# DATA EXTRACT:
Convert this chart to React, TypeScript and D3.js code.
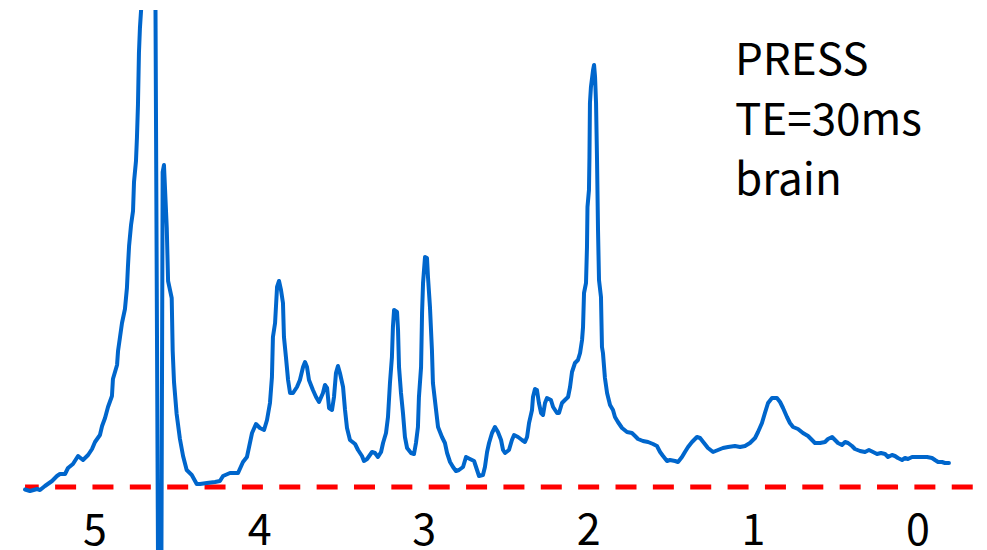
import React from 'react';
import * as d3 from 'd3';

// Chemical shift (ppm) and signal (a.u.)
const ppm = [
  5.425, 5.395, 5.352, 5.334, 5.304, 5.261, 5.231, 5.213, 5.182, 5.164,
  5.134, 5.103, 5.073, 5.042, 5.018, 5.000, 4.970, 4.957, 4.939, 4.921,
  4.897, 4.891, 4.866, 4.860, 4.848, 4.836, 4.818, 4.806, 4.800, 4.793,
  4.781, 4.769, 4.763, 4.751, 4.745, 4.739, 4.733, 4.727, 4.720, 4.714,
  4.666, 4.605, 4.589, 4.581, 4.564, 4.556, 4.534, 4.528, 4.520, 4.504,
  4.484, 4.465, 4.443, 4.412, 4.382, 4.362, 4.320, 4.271, 4.241, 4.222,
  4.180, 4.131, 4.101, 4.077, 4.064, 4.046, 4.022, 3.998, 3.973, 3.955,
  3.937, 3.925, 3.919, 3.906, 3.894, 3.882, 3.870, 3.858, 3.852, 3.840,
  3.827, 3.815, 3.797, 3.773, 3.755, 3.736, 3.724, 3.712, 3.700, 3.676,
  3.657, 3.639, 3.615, 3.603, 3.590, 3.578, 3.560, 3.548, 3.536, 3.524,
  3.512, 3.493, 3.481, 3.469, 3.451, 3.420, 3.402, 3.378, 3.366, 3.347,
  3.317, 3.299, 3.281, 3.262, 3.250, 3.232, 3.220, 3.208, 3.196, 3.190,
  3.183, 3.165, 3.159, 3.153, 3.141, 3.129, 3.117, 3.104, 3.080, 3.062,
  3.050, 3.038, 3.032, 3.019, 3.013, 3.007, 2.995, 2.983, 2.977, 2.965,
  2.953, 2.947, 2.928, 2.916, 2.892, 2.874, 2.861, 2.843, 2.825, 2.807,
  2.789, 2.764, 2.746, 2.722, 2.697, 2.679, 2.667, 2.643, 2.631, 2.618,
  2.606, 2.588, 2.570, 2.552, 2.533, 2.521, 2.509, 2.485, 2.467, 2.454,
  2.430, 2.406, 2.388, 2.375, 2.363, 2.345, 2.339, 2.327, 2.315, 2.303,
  2.290, 2.278, 2.266, 2.254, 2.230, 2.217, 2.193, 2.181, 2.163, 2.145,
  2.126, 2.114, 2.102, 2.084, 2.066, 2.053, 2.041, 2.035, 2.029, 2.017,
  2.011, 2.008, 1.999, 1.996, 1.993, 1.987, 1.974, 1.968, 1.962, 1.956,
  1.950, 1.944, 1.938, 1.926, 1.920, 1.914, 1.902, 1.889, 1.871, 1.853,
  1.841, 1.823, 1.798, 1.768, 1.738, 1.719, 1.701, 1.671, 1.640, 1.610,
  1.586, 1.567, 1.549, 1.525, 1.507, 1.476, 1.458, 1.434, 1.416, 1.397,
  1.373, 1.343, 1.324, 1.300, 1.276, 1.245, 1.215, 1.185, 1.154, 1.112,
  1.081, 1.051, 1.021, 0.990, 0.972, 0.948, 0.930, 0.911, 0.887, 0.857,
  0.838, 0.820, 0.796, 0.778, 0.759, 0.729, 0.699, 0.668, 0.644, 0.626,
  0.595, 0.565, 0.547, 0.522, 0.504, 0.486, 0.462, 0.443, 0.425, 0.401,
  0.383, 0.352, 0.322, 0.298, 0.273, 0.249, 0.225, 0.200, 0.182, 0.158,
  0.140, 0.122, 0.097, 0.079, 0.061, 0.036, 0.006, -0.024, -0.055, -0.085,
  -0.103, -0.122, -0.146, -0.164, -0.188,
];

const signal = [
  -2.5, -4, -2, -3, 1, 6, 11, 13, 13, 19,
  23, 31, 27, 32, 38, 45, 52, 61, 69, 80,
  91, 108, 122, 136, 150, 164, 178, 199, 220, 241,
  262, 276, 305, 326, 350, 382, 434, 459, 477, 517,
  1687, -513, 315, 322, 259, 206, 189, 136, 105, 73,
  48, 31, 17, 12, 3, 3, 4, 5, 6, 11,
  14, 14, 25, 30, 40, 54, 63, 59, 57, 67,
  84, 110, 150, 164, 200, 206, 197, 184, 150, 130,
  107, 94, 94, 100, 107, 120, 125, 120, 107, 97,
  90, 85, 94, 102, 99, 79, 77, 90, 114, 121,
  114, 100, 77, 59, 47, 43, 37, 31, 26, 28,
  35, 34, 30, 35, 44, 54, 70, 104, 130, 160,
  177, 175, 157, 120, 94, 74, 50, 39, 34, 33,
  44, 60, 90, 120, 174, 204, 230, 229, 210, 180,
  137, 104, 77, 60, 50, 44, 34, 25, 20, 16,
  17, 20, 30, 28, 26, 17, 11, 12, 20, 35,
  44, 54, 60, 55, 47, 37, 34, 37, 47, 52,
  50, 47, 45, 50, 64, 77, 90, 98, 97, 84,
  74, 72, 84, 89, 87, 80, 74, 74, 84, 87,
  90, 100, 115, 124, 127, 134, 147, 160, 194, 204,
  240, 280, 297, 330, 384, 400, 417, 422, 410, 384,
  327, 257, 207, 190, 140, 134, 109, 94, 82, 77,
  70, 65, 59, 55, 54, 51, 48, 46, 45, 43,
  41, 35, 31, 26, 27, 26, 25, 30, 35, 40,
  45, 50, 49, 44, 39, 35, 37, 39, 40, 41,
  40, 41, 44, 49, 55, 64, 74, 84, 89, 89,
  85, 79, 70, 64, 60, 58, 54, 51, 47, 44,
  44, 45, 48, 50, 47, 44, 42, 45, 44, 41,
  38, 36, 35, 37, 35, 33, 34, 33, 30, 32,
  31, 29, 27, 29, 28, 30, 30, 30, 30, 29,
  27, 25, 25, 24, 24,
];

const tickValues = [5, 4, 3, 2, 1, 0];
const baselineRange = [5.425, -0.335];
const annotation = ['PRESS', 'TE=30ms', 'brain'];

export default function App() {
  const W = 987;
  const H = 550;
  const x = d3.scaleLinear().domain([5, 0]).range([95, 918]);
  const y = d3.scaleLinear().domain([0, 487]).range([487, 0]);

  const pts: [number, number][] = ppm.map((p, i) => [p, signal[i]]);
  const line = d3
    .line<[number, number]>()
    .x((d) => x(d[0]))
    .y((d) => y(d[1]));

  const font = "'Noto Sans CJK SC', 'Noto Sans', sans-serif";

  return (
    <svg
      width={W}
      height={H}
      viewBox={`0 0 ${W} ${H}`}
      style={{ position: 'absolute', left: 0, top: 0, background: '#fff' }}
    >
      <defs>
        <clipPath id="plotClip">
          <rect x={0} y={10} width={W} height={H} />
        </clipPath>
      </defs>
      <line
        x1={x(baselineRange[0])}
        x2={x(baselineRange[1])}
        y1={y(0)}
        y2={y(0)}
        stroke="#ff0000"
        strokeWidth={5}
        strokeDasharray="21 16.36"
        strokeDashoffset={7.3}
      />
      <path
        d={line(pts) || ''}
        fill="none"
        stroke="#0066cc"
        strokeWidth={4}
        strokeLinejoin="round"
        strokeLinecap="round"
        clipPath="url(#plotClip)"
      />
      {tickValues.map((t) => (
        <text
          key={t}
          x={x(t)}
          y={545}
          textAnchor="middle"
          fontFamily={font}
          fontSize={43}
          fill="#000"
        >
          {t}
        </text>
      ))}
      {annotation.map((s, i) => (
        <text
          key={s}
          x={735}
          y={75 + i * 60}
          fontFamily={font}
          fontSize={44}
          fill="#000"
        >
          {s}
        </text>
      ))}
    </svg>
  );
}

# DESCRIPTION OF THE TASK:
Write the full listing out again with every line unchanged, but include no pictures.

# WORKED SOLUTION:
Convert this chart to React, TypeScript and D3.js code.
import React from 'react';
import * as d3 from 'd3';

// Chemical shift (ppm) and signal (a.u.)
const ppm = [
  5.425, 5.395, 5.352, 5.334, 5.304, 5.261, 5.231, 5.213, 5.182, 5.164,
  5.134, 5.103, 5.073, 5.042, 5.018, 5.000, 4.970, 4.957, 4.939, 4.921,
  4.897, 4.891, 4.866, 4.860, 4.848, 4.836, 4.818, 4.806, 4.800, 4.793,
  4.781, 4.769, 4.763, 4.751, 4.745, 4.739, 4.733, 4.727, 4.720, 4.714,
  4.666, 4.605, 4.589, 4.581, 4.564, 4.556, 4.534, 4.528, 4.520, 4.504,
  4.484, 4.465, 4.443, 4.412, 4.382, 4.362, 4.320, 4.271, 4.241, 4.222,
  4.180, 4.131, 4.101, 4.077, 4.064, 4.046, 4.022, 3.998, 3.973, 3.955,
  3.937, 3.925, 3.919, 3.906, 3.894, 3.882, 3.870, 3.858, 3.852, 3.840,
  3.827, 3.815, 3.797, 3.773, 3.755, 3.736, 3.724, 3.712, 3.700, 3.676,
  3.657, 3.639, 3.615, 3.603, 3.590, 3.578, 3.560, 3.548, 3.536, 3.524,
  3.512, 3.493, 3.481, 3.469, 3.451, 3.420, 3.402, 3.378, 3.366, 3.347,
  3.317, 3.299, 3.281, 3.262, 3.250, 3.232, 3.220, 3.208, 3.196, 3.190,
  3.183, 3.165, 3.159, 3.153, 3.141, 3.129, 3.117, 3.104, 3.080, 3.062,
  3.050, 3.038, 3.032, 3.019, 3.013, 3.007, 2.995, 2.983, 2.977, 2.965,
  2.953, 2.947, 2.928, 2.916, 2.892, 2.874, 2.861, 2.843, 2.825, 2.807,
  2.789, 2.764, 2.746, 2.722, 2.697, 2.679, 2.667, 2.643, 2.631, 2.618,
  2.606, 2.588, 2.570, 2.552, 2.533, 2.521, 2.509, 2.485, 2.467, 2.454,
  2.430, 2.406, 2.388, 2.375, 2.363, 2.345, 2.339, 2.327, 2.315, 2.303,
  2.290, 2.278, 2.266, 2.254, 2.230, 2.217, 2.193, 2.181, 2.163, 2.145,
  2.126, 2.114, 2.102, 2.084, 2.066, 2.053, 2.041, 2.035, 2.029, 2.017,
  2.011, 2.008, 1.999, 1.996, 1.993, 1.987, 1.974, 1.968, 1.962, 1.956,
  1.950, 1.944, 1.938, 1.926, 1.920, 1.914, 1.902, 1.889, 1.871, 1.853,
  1.841, 1.823, 1.798, 1.768, 1.738, 1.719, 1.701, 1.671, 1.640, 1.610,
  1.586, 1.567, 1.549, 1.525, 1.507, 1.476, 1.458, 1.434, 1.416, 1.397,
  1.373, 1.343, 1.324, 1.300, 1.276, 1.245, 1.215, 1.185, 1.154, 1.112,
  1.081, 1.051, 1.021, 0.990, 0.972, 0.948, 0.930, 0.911, 0.887, 0.857,
  0.838, 0.820, 0.796, 0.778, 0.759, 0.729, 0.699, 0.668, 0.644, 0.626,
  0.595, 0.565, 0.547, 0.522, 0.504, 0.486, 0.462, 0.443, 0.425, 0.401,
  0.383, 0.352, 0.322, 0.298, 0.273, 0.249, 0.225, 0.200, 0.182, 0.158,
  0.140, 0.122, 0.097, 0.079, 0.061, 0.036, 0.006, -0.024, -0.055, -0.085,
  -0.103, -0.122, -0.146, -0.164, -0.188,
];

const signal = [
  -2.5, -4, -2, -3, 1, 6, 11, 13, 13, 19,
  23, 31, 27, 32, 38, 45, 52, 61, 69, 80,
  91, 108, 122, 136, 150, 164, 178, 199, 220, 241,
  262, 276, 305, 326, 350, 382, 434, 459, 477, 517,
  1687, -513, 315, 322, 259, 206, 189, 136, 105, 73,
  48, 31, 17, 12, 3, 3, 4, 5, 6, 11,
  14, 14, 25, 30, 40, 54, 63, 59, 57, 67,
  84, 110, 150, 164, 200, 206, 197, 184, 150, 130,
  107, 94, 94, 100, 107, 120, 125, 120, 107, 97,
  90, 85, 94, 102, 99, 79, 77, 90, 114, 121,
  114, 100, 77, 59, 47, 43, 37, 31, 26, 28,
  35, 34, 30, 35, 44, 54, 70, 104, 130, 160,
  177, 175, 157, 120, 94, 74, 50, 39, 34, 33,
  44, 60, 90, 120, 174, 204, 230, 229, 210, 180,
  137, 104, 77, 60, 50, 44, 34, 25, 20, 16,
  17, 20, 30, 28, 26, 17, 11, 12, 20, 35,
  44, 54, 60, 55, 47, 37, 34, 37, 47, 52,
  50, 47, 45, 50, 64, 77, 90, 98, 97, 84,
  74, 72, 84, 89, 87, 80, 74, 74, 84, 87,
  90, 100, 115, 124, 127, 134, 147, 160, 194, 204,
  240, 280, 297, 330, 384, 400, 417, 422, 410, 384,
  327, 257, 207, 190, 140, 134, 109, 94, 82, 77,
  70, 65, 59, 55, 54, 51, 48, 46, 45, 43,
  41, 35, 31, 26, 27, 26, 25, 30, 35, 40,
  45, 50, 49, 44, 39, 35, 37, 39, 40, 41,
  40, 41, 44, 49, 55, 64, 74, 84, 89, 89,
  85, 79, 70, 64, 60, 58, 54, 51, 47, 44,
  44, 45, 48, 50, 47, 44, 42, 45, 44, 41,
  38, 36, 35, 37, 35, 33, 34, 33, 30, 32,
  31, 29, 27, 29, 28, 30, 30, 30, 30, 29,
  27, 25, 25, 24, 24,
];

const tickValues = [5, 4, 3, 2, 1, 0];
const baselineRange = [5.425, -0.335];
const annotation = ['PRESS', 'TE=30ms', 'brain'];

export default function App() {
  const W = 987;
  const H = 550;
  const x = d3.scaleLinear().domain([5, 0]).range([95, 918]);
  const y = d3.scaleLinear().domain([0, 487]).range([487, 0]);

  const pts: [number, number][] = ppm.map((p, i) => [p, signal[i]]);
  const line = d3
    .line<[number, number]>()
    .x((d) => x(d[0]))
    .y((d) => y(d[1]));

  const font = "'Noto Sans CJK SC', 'Noto Sans', sans-serif";

  return (
    <svg
      width={W}
      height={H}
      viewBox={`0 0 ${W} ${H}`}
      style={{ position: 'absolute', left: 0, top: 0, background: '#fff' }}
    >
      <defs>
        <clipPath id="plotClip">
          <rect x={0} y={10} width={W} height={H} />
        </clipPath>
      </defs>
      <line
        x1={x(baselineRange[0])}
        x2={x(baselineRange[1])}
        y1={y(0)}
        y2={y(0)}
        stroke="#ff0000"
        strokeWidth={5}
        strokeDasharray="21 16.36"
        strokeDashoffset={7.3}
      />
      <path
        d={line(pts) || ''}
        fill="none"
        stroke="#0066cc"
        strokeWidth={4}
        strokeLinejoin="round"
        strokeLinecap="round"
        clipPath="url(#plotClip)"
      />
      {tickValues.map((t) => (
        <text
          key={t}
          x={x(t)}
          y={545}
          textAnchor="middle"
          fontFamily={font}
          fontSize={43}
          fill="#000"
        >
          {t}
        </text>
      ))}
      {annotation.map((s, i) => (
        <text
          key={s}
          x={735}
          y={75 + i * 60}
          fontFamily={font}
          fontSize={44}
          fill="#000"
        >
          {s}
        </text>
      ))}
    </svg>
  );
}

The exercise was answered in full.